Take out the door pins and replace them with nails that fit the hinges but loose. Solder a wire to the top of both nails and at the right time have someone just pull the pins and the door will cave in.
 
Agreed. Pulling pins is easy, but the hinges are on the onstage side.

We have built several of these and the simplest and least complicated way we found was to mount the door hinges to an inner door jamb within the door's opening. The hinges were mounted to blocks that slid into pre cut slots in the new inner door jamb and were held in place with drop pins on the upstage side so they could be pulled by a deckhand.

Basically the same as pulling the pin on a loose pin hinge.

It was completely repeatable and easy to handle.

We also built one after the set was constructed and ended up just cutting out the rail of the flats around the hinge and faked in a similar device as described above.

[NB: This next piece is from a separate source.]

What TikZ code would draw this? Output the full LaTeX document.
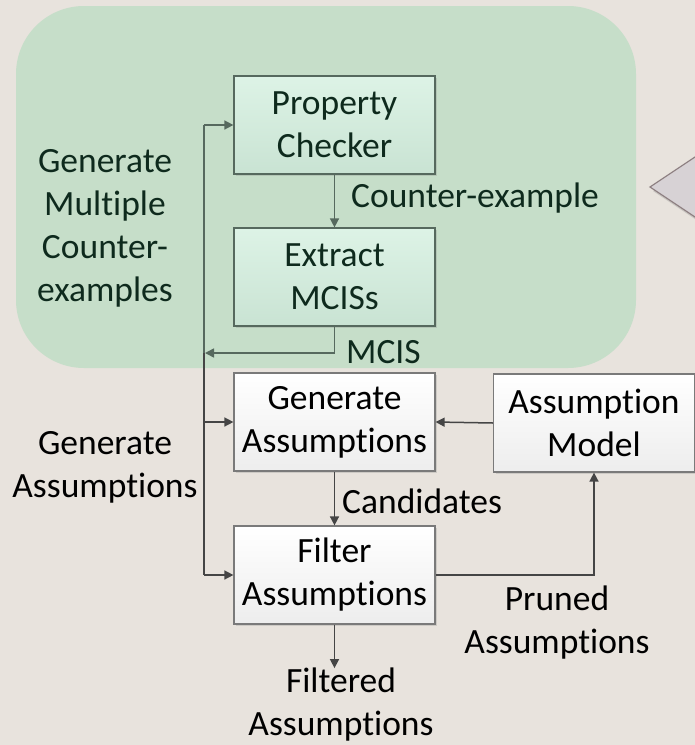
\documentclass[tikz,border=0pt]{standalone}
\usepackage{fontspec}
\setmainfont{Carlito}[Ligatures=NoCommon]
\usetikzlibrary{arrows.meta,shadows,calc}

\definecolor{paper}{HTML}{E8E3DD}
\definecolor{panel}{HTML}{C6DEC9}
\definecolor{mintTop}{HTML}{DDF3E6}
\definecolor{mintBot}{HTML}{C9E3D3}
\definecolor{mintLine}{HTML}{56695E}
\definecolor{greenInk}{HTML}{0E2A1D}
\definecolor{greyLine}{HTML}{7A7A7A}
\definecolor{flowLine}{HTML}{454545}
\definecolor{pointerFill}{HTML}{D7D2D5}
\definecolor{pointerLine}{HTML}{8E8082}

\begin{document}
\begin{tikzpicture}[x=1pt,y=-1pt,
  txt/.style={font=\fontsize{35.5}{43}\selectfont, align=center},
  lbl/.style={txt, inner sep=0pt},
  stage/.style={txt, minimum width=201pt, minimum height=98pt, inner sep=0pt,
    line width=1.2pt,
    drop shadow={shadow xshift=2pt, shadow yshift=-2pt, opacity=0.25}},
  greenbox/.style={stage, draw=mintLine, top color=mintTop, bottom color=mintBot, text=greenInk},
  whitebox/.style={stage, draw=greyLine, top color=white, bottom color=black!7},
  link/.style={line width=1.5pt, draw=flowLine},
  arr/.style={link, -{Triangle[length=9pt,width=9pt]}},
  glink/.style={link, draw=mintLine},
  garr/.style={arr, draw=mintLine}
]
\clip (0,0) rectangle (695,745);
\fill[paper] (0,0) rectangle (695,745);

% green panel around the counter-example loop
\fill[panel, rounded corners=68pt] (16,6) rectangle (636,368);

% callout pointer on the right
\filldraw[fill=pointerFill, draw=pointerLine, line width=1.2pt,
  drop shadow={shadow xshift=3pt, shadow yshift=-4pt, opacity=0.3}]
  (650,187) -- (725,137) -- (725,237) -- cycle;

% stages
\node[greenbox] (pc) at (334.5,125) {Property\\Checker};
\node[greenbox] (em) at (334.5,277) {Extract\\MCISs};
\node[whitebox] (ga) at (334.5,422) {Generate\\Assumptions};
\node[whitebox] (fa) at (334.5,575) {Filter\\Assumptions};
\node[whitebox] (am) at (594,423) {Assumption\\Model};

% labels
\node[lbl, text=greenInk] (gmc) at (105,228) {Generate\\Multiple\\Counter-\\examples};
\node[lbl, text=greenInk, anchor=base west] (cex) at (351,207) {Counter-example};
\node[lbl, text=greenInk, anchor=base west] (mcis) at (346,363) {MCIS};
\node[lbl] (gal) at (105,467) {Generate\\Assumptions};
\node[lbl, anchor=base west] (cand) at (342,513) {Candidates};
\node[lbl] (pruned) at (557,623) {Pruned\\Assumptions};
\node[lbl] (filt) at (341,705) {Filtered\\Assumptions};

% feedback bus on the left
\coordinate (busTop) at (204,125);
\coordinate (busBot) at (204,575);
\coordinate (mcisEnd) at (205,353);

\draw[glink] (busTop) -- (busTop |- mcisEnd);
\draw[link] (busTop |- mcisEnd) -- (busBot);
\draw[garr] (busTop) -- (pc.west);
\draw[garr] (pc.south) -- (em.north);
\draw[garr] (em.south) |- (mcisEnd);
\draw[arr] (busTop |- ga.west) -- (ga.west);
\draw[arr] (busBot) -- (fa.west);

% assumption flow
\draw[arr] (ga.south) -- (fa.north);
\draw[arr] (am.west) -- (ga.east);
\draw[arr] (fa.east) -| (am.south);
\draw[arr] (fa.south) -- (fa.south |- filt.north);
\end{tikzpicture}
\end{document}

I can throw together a sketch if you need me to.

[email protected]
 
something to try, (i've never tested it) cut a correct size dowle down to the approprite length for the pin on the split between the door and the wall hing make cuts half way through the dowel so you can still use the door but when you go to kick it in they break away as if there wasn't any kind of hinges present. It may or may not work but its a thought.
 
something to try, (i've never tested it) cut a correct size dowle down to the approprite length for the pin on the split between the door and the wall hing make cuts half way through the dowel so you can still use the door but when you go to kick it in they break away as if there wasn't any kind of hinges present. It may or may not work but its a thought.

I was starting to think the same thing, use a breakaway instead of a pin. Wooden dowel rods ought to be fine, or possibly a very brittle plastic.